━━━━━ MATERIAL PROVIDED
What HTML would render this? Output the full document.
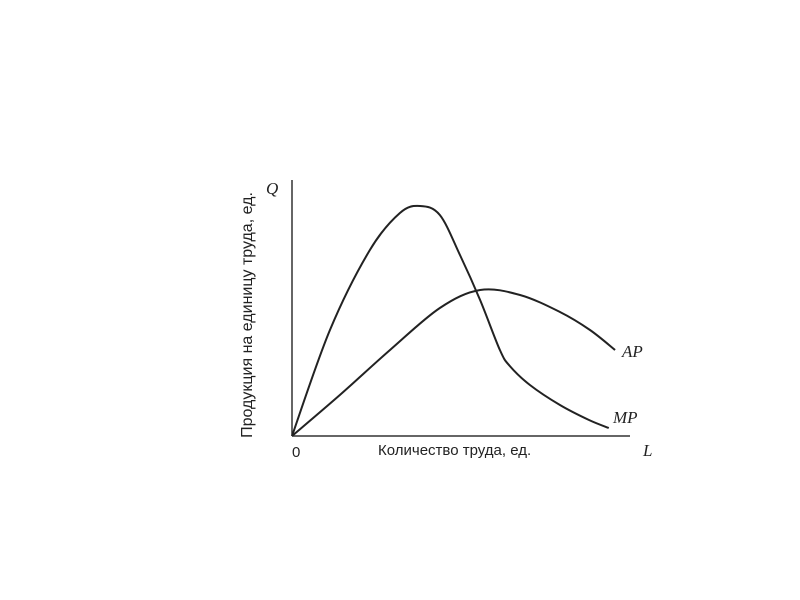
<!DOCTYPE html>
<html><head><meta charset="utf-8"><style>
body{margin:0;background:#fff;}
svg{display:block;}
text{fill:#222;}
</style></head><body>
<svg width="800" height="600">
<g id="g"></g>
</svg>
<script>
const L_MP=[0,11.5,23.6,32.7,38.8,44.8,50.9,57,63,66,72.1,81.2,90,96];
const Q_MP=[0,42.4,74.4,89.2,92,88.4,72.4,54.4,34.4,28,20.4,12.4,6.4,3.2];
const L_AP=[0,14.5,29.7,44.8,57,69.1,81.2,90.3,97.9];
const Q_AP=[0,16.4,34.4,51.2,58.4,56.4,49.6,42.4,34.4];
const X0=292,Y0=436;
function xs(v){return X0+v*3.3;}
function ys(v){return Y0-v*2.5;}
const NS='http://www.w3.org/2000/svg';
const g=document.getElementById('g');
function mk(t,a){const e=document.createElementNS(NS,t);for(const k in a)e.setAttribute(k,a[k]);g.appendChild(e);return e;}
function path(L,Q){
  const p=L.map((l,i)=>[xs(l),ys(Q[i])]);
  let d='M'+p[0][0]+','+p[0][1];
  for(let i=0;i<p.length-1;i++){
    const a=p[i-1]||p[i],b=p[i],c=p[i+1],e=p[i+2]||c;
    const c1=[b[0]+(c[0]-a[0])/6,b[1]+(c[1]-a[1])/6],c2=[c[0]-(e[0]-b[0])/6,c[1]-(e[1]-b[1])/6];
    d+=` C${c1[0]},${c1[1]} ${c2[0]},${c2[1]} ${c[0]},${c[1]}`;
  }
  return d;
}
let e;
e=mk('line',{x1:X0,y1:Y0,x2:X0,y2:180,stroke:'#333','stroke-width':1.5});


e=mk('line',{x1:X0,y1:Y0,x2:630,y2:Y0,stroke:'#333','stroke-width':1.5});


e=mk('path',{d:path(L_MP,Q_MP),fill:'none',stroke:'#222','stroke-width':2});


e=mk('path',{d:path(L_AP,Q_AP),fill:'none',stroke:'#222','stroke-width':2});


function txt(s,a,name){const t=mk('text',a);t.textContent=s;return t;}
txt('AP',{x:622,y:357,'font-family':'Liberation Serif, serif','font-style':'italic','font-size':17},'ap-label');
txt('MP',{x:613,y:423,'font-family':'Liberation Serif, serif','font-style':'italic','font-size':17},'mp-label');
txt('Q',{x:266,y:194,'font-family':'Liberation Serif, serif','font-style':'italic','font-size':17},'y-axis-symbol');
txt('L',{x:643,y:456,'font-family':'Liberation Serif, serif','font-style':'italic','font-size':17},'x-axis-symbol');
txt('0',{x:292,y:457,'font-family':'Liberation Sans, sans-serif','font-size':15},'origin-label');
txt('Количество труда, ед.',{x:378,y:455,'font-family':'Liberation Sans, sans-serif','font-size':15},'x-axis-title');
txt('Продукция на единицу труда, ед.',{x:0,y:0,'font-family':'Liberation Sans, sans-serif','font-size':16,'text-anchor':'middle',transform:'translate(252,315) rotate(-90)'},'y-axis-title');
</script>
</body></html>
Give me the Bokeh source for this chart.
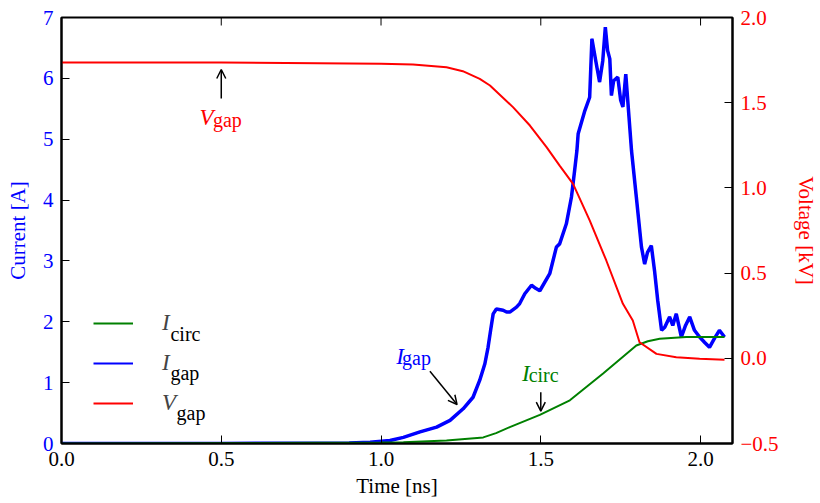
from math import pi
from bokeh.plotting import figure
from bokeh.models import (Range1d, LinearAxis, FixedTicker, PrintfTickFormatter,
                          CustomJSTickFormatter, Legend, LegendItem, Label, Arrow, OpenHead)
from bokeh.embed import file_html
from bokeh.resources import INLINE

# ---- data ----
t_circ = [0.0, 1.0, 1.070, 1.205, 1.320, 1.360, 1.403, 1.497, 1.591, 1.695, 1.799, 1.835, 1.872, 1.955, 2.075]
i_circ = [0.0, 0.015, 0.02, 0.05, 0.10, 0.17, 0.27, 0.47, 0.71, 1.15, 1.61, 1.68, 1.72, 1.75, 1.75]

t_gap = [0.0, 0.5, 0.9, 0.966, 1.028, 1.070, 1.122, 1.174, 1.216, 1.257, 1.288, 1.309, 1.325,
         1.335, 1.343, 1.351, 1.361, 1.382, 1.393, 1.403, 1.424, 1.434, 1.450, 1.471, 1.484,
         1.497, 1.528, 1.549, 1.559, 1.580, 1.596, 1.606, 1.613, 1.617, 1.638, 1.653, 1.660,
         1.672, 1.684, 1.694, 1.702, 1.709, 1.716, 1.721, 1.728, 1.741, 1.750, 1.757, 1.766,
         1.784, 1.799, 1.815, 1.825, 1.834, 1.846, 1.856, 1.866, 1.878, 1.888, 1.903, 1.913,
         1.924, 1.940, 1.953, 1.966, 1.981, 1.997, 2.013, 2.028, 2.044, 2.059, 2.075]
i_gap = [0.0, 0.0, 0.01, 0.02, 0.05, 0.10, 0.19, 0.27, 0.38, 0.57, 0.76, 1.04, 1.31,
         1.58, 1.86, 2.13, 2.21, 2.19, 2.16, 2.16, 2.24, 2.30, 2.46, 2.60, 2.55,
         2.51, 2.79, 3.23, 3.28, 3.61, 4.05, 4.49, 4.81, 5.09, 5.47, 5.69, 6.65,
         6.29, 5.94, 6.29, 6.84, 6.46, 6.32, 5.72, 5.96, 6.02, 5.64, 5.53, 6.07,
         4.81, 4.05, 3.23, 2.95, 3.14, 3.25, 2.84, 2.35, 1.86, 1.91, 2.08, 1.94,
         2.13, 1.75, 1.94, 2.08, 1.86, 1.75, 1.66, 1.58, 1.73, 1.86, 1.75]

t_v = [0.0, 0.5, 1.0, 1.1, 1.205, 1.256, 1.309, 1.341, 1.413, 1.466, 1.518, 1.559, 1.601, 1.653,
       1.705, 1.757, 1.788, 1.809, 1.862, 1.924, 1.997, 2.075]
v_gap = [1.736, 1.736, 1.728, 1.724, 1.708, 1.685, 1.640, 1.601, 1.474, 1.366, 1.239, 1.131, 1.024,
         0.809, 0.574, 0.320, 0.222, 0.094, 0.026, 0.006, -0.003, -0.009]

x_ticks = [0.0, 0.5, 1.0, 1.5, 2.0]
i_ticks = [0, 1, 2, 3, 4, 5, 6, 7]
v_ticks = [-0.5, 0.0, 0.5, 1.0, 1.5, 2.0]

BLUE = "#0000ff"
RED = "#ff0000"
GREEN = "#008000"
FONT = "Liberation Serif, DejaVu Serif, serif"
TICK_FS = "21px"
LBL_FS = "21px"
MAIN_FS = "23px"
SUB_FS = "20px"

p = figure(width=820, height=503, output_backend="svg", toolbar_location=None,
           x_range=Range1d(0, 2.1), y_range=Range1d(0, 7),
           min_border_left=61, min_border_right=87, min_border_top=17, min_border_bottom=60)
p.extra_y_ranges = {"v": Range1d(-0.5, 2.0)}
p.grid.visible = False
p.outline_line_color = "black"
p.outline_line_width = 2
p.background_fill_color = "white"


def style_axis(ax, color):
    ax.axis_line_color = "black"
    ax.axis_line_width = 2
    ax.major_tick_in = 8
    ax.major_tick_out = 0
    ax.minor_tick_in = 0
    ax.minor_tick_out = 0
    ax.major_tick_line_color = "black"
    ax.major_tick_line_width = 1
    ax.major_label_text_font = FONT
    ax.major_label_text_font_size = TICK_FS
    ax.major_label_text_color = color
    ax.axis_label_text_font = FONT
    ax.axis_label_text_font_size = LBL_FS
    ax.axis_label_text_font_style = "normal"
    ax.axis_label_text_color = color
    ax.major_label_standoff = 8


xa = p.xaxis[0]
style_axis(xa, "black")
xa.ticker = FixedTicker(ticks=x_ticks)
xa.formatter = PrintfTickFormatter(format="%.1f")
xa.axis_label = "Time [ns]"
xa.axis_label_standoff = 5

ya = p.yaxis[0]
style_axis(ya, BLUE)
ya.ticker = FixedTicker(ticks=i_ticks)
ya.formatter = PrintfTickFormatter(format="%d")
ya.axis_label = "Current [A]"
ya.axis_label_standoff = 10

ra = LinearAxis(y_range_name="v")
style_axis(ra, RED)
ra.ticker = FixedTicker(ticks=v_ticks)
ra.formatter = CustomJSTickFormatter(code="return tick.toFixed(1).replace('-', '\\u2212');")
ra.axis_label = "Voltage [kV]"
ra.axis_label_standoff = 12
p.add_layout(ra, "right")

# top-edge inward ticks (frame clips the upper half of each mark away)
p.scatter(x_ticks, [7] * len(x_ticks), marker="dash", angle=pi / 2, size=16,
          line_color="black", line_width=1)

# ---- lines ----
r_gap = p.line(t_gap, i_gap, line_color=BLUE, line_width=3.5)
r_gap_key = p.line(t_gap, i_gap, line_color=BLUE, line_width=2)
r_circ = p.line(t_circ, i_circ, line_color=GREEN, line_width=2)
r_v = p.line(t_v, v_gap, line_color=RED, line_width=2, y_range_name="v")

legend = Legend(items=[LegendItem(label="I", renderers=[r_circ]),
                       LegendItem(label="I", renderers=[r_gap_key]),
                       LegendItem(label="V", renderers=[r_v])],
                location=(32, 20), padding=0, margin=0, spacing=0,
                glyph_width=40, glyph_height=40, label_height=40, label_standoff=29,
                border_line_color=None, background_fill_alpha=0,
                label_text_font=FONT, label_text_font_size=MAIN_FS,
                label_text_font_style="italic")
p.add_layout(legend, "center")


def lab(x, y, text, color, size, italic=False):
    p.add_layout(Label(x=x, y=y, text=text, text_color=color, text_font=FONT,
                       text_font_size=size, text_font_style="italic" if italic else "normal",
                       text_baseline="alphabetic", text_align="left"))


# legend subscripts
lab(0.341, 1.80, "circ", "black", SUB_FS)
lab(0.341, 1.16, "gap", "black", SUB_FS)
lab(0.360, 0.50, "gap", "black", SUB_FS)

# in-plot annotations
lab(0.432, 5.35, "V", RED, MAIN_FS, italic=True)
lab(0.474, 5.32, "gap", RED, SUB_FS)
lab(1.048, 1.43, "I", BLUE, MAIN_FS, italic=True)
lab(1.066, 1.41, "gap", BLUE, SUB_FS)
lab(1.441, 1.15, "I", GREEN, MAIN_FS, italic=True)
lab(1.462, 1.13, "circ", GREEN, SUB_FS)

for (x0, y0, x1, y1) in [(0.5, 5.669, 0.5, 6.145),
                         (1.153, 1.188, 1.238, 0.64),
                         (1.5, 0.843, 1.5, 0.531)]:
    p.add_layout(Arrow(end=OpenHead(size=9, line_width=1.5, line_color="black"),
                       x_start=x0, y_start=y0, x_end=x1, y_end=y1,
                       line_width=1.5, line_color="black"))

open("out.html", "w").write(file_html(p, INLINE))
━━━━━━━━━━
━━━━━ MATERIAL PROVIDED
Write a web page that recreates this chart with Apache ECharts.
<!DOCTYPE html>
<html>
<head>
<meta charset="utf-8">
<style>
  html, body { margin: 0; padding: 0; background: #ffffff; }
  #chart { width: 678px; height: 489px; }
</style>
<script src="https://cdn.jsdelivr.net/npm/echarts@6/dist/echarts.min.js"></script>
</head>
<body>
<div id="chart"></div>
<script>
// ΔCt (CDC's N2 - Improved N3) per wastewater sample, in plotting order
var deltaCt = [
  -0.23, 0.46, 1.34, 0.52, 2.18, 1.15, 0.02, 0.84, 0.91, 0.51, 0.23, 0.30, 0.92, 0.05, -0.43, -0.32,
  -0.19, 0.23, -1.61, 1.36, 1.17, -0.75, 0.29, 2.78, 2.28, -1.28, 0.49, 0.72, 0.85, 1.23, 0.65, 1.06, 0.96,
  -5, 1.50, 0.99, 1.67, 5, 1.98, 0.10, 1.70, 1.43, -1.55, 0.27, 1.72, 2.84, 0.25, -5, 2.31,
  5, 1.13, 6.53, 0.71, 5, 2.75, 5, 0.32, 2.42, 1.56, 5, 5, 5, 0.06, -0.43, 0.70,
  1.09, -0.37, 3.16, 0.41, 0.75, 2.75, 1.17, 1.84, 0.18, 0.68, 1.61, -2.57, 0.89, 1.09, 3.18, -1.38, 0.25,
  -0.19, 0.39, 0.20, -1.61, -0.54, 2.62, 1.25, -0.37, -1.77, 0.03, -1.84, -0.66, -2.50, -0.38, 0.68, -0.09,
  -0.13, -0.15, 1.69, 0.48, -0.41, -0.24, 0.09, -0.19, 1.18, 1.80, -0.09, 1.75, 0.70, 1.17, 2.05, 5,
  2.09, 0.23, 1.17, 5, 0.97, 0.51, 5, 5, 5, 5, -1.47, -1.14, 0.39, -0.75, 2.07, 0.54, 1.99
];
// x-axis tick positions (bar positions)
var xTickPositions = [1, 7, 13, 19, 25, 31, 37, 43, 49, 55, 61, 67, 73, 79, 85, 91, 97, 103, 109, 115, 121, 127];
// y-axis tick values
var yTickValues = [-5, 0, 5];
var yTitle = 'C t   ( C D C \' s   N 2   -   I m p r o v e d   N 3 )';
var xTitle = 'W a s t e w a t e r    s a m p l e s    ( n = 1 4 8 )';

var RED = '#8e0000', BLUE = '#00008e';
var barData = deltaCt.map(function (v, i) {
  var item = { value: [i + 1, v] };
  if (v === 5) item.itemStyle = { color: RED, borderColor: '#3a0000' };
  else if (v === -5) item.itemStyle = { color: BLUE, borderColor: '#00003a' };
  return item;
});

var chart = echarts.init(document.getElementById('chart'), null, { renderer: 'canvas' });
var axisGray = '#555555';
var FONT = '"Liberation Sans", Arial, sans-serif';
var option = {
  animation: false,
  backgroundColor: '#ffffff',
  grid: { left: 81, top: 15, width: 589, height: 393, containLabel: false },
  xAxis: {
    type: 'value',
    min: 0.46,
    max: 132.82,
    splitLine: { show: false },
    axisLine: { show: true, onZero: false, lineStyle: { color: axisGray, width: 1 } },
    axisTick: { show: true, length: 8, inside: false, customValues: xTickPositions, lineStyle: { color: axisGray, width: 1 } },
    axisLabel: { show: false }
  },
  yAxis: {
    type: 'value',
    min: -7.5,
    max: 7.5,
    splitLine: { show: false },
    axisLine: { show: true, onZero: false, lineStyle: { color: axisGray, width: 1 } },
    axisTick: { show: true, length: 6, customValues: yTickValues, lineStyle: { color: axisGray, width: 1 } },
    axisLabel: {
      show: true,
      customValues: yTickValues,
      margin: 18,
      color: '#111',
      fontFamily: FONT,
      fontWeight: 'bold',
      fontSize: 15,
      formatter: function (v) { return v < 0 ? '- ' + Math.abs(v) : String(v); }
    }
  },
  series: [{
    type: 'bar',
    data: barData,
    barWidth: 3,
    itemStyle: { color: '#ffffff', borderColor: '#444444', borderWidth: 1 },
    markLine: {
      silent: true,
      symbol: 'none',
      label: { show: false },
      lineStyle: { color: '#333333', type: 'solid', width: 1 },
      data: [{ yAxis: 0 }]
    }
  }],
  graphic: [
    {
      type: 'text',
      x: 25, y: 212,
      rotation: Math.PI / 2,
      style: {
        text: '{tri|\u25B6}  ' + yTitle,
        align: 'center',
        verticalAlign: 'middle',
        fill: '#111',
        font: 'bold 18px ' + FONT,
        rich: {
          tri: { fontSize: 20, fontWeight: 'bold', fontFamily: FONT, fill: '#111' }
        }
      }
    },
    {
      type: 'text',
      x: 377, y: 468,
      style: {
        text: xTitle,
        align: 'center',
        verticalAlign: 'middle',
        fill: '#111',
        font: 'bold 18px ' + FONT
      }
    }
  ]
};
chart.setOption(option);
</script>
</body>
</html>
━━━━━━━━━━
━━━━━ MATERIAL PROVIDED
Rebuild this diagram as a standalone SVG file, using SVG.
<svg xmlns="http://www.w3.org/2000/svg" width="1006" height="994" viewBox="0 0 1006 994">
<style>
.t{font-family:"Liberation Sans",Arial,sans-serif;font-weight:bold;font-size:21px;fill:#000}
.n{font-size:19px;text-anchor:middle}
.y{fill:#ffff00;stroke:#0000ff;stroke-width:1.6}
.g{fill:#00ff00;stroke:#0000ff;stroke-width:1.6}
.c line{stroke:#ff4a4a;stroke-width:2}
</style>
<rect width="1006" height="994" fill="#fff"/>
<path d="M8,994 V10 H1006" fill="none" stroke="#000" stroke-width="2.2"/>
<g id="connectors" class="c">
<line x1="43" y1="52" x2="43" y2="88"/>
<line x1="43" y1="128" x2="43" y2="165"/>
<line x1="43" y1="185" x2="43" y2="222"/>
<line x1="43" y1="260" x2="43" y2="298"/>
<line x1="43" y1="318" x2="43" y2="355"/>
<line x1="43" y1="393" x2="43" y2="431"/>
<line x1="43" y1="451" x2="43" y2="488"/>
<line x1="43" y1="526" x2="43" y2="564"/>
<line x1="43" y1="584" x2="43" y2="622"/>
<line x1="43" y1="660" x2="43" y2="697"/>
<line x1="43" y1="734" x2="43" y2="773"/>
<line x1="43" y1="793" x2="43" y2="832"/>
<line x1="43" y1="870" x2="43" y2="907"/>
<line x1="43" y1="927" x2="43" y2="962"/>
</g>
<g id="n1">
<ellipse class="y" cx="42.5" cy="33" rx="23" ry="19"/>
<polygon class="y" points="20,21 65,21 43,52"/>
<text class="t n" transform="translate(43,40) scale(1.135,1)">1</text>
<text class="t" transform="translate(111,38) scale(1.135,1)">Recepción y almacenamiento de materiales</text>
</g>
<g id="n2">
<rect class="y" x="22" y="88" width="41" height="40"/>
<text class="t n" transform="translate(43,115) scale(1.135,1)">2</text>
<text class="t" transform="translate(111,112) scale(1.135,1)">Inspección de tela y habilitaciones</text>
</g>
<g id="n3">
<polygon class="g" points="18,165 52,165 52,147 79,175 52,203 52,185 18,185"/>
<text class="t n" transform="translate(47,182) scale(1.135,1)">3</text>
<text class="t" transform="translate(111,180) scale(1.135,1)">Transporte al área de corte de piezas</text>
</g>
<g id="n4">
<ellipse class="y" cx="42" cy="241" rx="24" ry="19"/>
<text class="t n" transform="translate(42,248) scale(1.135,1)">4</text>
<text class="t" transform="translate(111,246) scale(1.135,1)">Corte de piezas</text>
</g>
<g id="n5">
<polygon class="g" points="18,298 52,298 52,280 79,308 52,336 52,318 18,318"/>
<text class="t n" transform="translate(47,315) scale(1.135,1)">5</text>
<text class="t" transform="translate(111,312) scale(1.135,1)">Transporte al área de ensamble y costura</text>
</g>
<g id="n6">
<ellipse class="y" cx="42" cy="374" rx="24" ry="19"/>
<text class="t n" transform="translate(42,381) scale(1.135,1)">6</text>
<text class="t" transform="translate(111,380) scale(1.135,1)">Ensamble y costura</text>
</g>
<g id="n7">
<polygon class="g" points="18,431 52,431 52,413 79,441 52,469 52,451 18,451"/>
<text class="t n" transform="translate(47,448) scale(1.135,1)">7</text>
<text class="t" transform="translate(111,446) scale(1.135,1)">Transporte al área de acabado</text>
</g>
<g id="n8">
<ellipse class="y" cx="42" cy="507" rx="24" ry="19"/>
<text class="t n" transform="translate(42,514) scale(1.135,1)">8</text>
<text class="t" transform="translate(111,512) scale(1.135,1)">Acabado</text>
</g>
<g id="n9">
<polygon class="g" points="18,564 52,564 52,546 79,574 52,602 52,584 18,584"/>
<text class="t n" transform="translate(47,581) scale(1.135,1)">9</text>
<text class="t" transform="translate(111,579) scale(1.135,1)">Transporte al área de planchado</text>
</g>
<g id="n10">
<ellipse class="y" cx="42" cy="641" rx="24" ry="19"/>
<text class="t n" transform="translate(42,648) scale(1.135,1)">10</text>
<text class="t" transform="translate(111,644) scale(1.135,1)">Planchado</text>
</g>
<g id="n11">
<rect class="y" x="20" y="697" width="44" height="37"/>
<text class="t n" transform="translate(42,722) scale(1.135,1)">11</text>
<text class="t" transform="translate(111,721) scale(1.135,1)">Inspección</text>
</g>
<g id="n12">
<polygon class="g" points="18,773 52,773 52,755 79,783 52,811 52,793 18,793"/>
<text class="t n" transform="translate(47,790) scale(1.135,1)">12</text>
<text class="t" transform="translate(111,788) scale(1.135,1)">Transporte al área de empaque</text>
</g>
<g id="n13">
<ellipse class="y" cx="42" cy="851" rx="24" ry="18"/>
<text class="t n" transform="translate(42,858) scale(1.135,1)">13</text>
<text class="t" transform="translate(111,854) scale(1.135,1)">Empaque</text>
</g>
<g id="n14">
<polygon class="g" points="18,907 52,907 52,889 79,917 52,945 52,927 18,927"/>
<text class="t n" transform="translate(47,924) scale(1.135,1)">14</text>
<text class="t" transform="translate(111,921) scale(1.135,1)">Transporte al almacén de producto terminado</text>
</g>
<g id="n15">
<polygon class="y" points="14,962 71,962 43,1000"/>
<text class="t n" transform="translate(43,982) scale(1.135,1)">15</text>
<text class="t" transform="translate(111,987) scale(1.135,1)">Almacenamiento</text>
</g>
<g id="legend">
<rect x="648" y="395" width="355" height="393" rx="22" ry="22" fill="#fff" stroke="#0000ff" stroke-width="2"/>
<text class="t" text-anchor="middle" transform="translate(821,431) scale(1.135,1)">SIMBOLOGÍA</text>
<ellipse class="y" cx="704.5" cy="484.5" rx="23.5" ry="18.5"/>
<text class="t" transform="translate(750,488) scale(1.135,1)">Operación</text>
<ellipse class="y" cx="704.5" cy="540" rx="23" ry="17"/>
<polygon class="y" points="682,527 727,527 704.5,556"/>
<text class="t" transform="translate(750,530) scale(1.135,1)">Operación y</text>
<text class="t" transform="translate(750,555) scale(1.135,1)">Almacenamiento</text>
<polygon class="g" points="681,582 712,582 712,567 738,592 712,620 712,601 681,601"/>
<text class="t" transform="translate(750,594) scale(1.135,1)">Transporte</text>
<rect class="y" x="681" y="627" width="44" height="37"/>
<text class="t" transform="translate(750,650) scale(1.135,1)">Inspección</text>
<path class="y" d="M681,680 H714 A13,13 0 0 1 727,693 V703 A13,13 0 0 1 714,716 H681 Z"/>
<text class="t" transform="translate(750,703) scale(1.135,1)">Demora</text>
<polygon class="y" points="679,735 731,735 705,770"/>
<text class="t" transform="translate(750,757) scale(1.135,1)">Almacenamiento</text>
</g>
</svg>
━━━━━━━━━━
_TASK DESCRIPTION_. Quote the data above exactly from the line with "Give me the Bokeh source for this chart." to the line with "0.809, 0.574, 0.320, 0.222, 0.094, 0.026, 0.006, -0.003, -0.009]", both ends counted, and nothing else. Pictures don't go in.

_COMPLETE OUTPUT_.
Give me the Bokeh source for this chart.
from math import pi
from bokeh.plotting import figure
from bokeh.models import (Range1d, LinearAxis, FixedTicker, PrintfTickFormatter,
                          CustomJSTickFormatter, Legend, LegendItem, Label, Arrow, OpenHead)
from bokeh.embed import file_html
from bokeh.resources import INLINE

# ---- data ----
t_circ = [0.0, 1.0, 1.070, 1.205, 1.320, 1.360, 1.403, 1.497, 1.591, 1.695, 1.799, 1.835, 1.872, 1.955, 2.075]
i_circ = [0.0, 0.015, 0.02, 0.05, 0.10, 0.17, 0.27, 0.47, 0.71, 1.15, 1.61, 1.68, 1.72, 1.75, 1.75]

t_gap = [0.0, 0.5, 0.9, 0.966, 1.028, 1.070, 1.122, 1.174, 1.216, 1.257, 1.288, 1.309, 1.325,
         1.335, 1.343, 1.351, 1.361, 1.382, 1.393, 1.403, 1.424, 1.434, 1.450, 1.471, 1.484,
         1.497, 1.528, 1.549, 1.559, 1.580, 1.596, 1.606, 1.613, 1.617, 1.638, 1.653, 1.660,
         1.672, 1.684, 1.694, 1.702, 1.709, 1.716, 1.721, 1.728, 1.741, 1.750, 1.757, 1.766,
         1.784, 1.799, 1.815, 1.825, 1.834, 1.846, 1.856, 1.866, 1.878, 1.888, 1.903, 1.913,
         1.924, 1.940, 1.953, 1.966, 1.981, 1.997, 2.013, 2.028, 2.044, 2.059, 2.075]
i_gap = [0.0, 0.0, 0.01, 0.02, 0.05, 0.10, 0.19, 0.27, 0.38, 0.57, 0.76, 1.04, 1.31,
         1.58, 1.86, 2.13, 2.21, 2.19, 2.16, 2.16, 2.24, 2.30, 2.46, 2.60, 2.55,
         2.51, 2.79, 3.23, 3.28, 3.61, 4.05, 4.49, 4.81, 5.09, 5.47, 5.69, 6.65,
         6.29, 5.94, 6.29, 6.84, 6.46, 6.32, 5.72, 5.96, 6.02, 5.64, 5.53, 6.07,
         4.81, 4.05, 3.23, 2.95, 3.14, 3.25, 2.84, 2.35, 1.86, 1.91, 2.08, 1.94,
         2.13, 1.75, 1.94, 2.08, 1.86, 1.75, 1.66, 1.58, 1.73, 1.86, 1.75]

t_v = [0.0, 0.5, 1.0, 1.1, 1.205, 1.256, 1.309, 1.341, 1.413, 1.466, 1.518, 1.559, 1.601, 1.653,
       1.705, 1.757, 1.788, 1.809, 1.862, 1.924, 1.997, 2.075]
v_gap = [1.736, 1.736, 1.728, 1.724, 1.708, 1.685, 1.640, 1.601, 1.474, 1.366, 1.239, 1.131, 1.024,
         0.809, 0.574, 0.320, 0.222, 0.094, 0.026, 0.006, -0.003, -0.009]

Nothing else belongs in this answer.